Wynnter is a creative respelling of Winter, a season-name that entered the English given-name register with notable force in the early 21st century. The word itself descends from the Old English "winter" via Proto-Germanic "wintruz," with possible deeper roots in Proto-Indo-European words for water or wet — winter defined by its precipitation as much as its cold. The four seasons have all found lives as given names in English (Summer, Autumn, Spring appear in birth records across the last century), but Winter was the last major holdout before breaking through, perhaps because its associations with cold and darkness made it seem inauspicious for a child.
That hesitation dissolved as naming culture embraced the full emotional palette of the calendar. Winter now connotes not just cold but also stillness, crystalline beauty, the drama of bare trees against pale sky, the particular intimacy of warmth sought against an exterior chill. Literary winters run deep: the Snow Queen, the Long Winter in Laura Ingalls Wilder, the "winter of our discontent" in Shakespeare's *Richard III*, the endless Narnia winter that ends with Aslan's return.

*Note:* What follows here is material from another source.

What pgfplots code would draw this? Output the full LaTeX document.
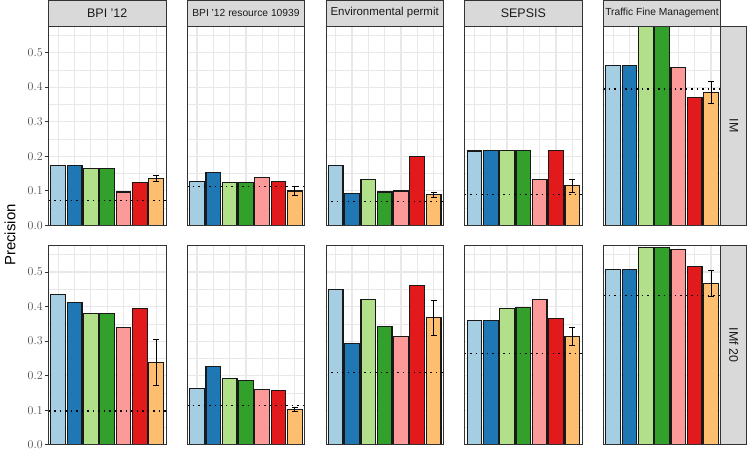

A child named for this season inherits a rich symbolic vocabulary. The Wynnter spelling — with its double-N and the silent-W neighbor of Germanic spelling conventions — echoes the Old English "wynn" (joy, delight), one of the rune-letters of the futhorc. Whether or not that connection is intentional, it threads a seam of joy through what might otherwise be a purely cold-season name. Wynnter thus becomes a small paradox: a name that looks like winter but quietly whispers delight.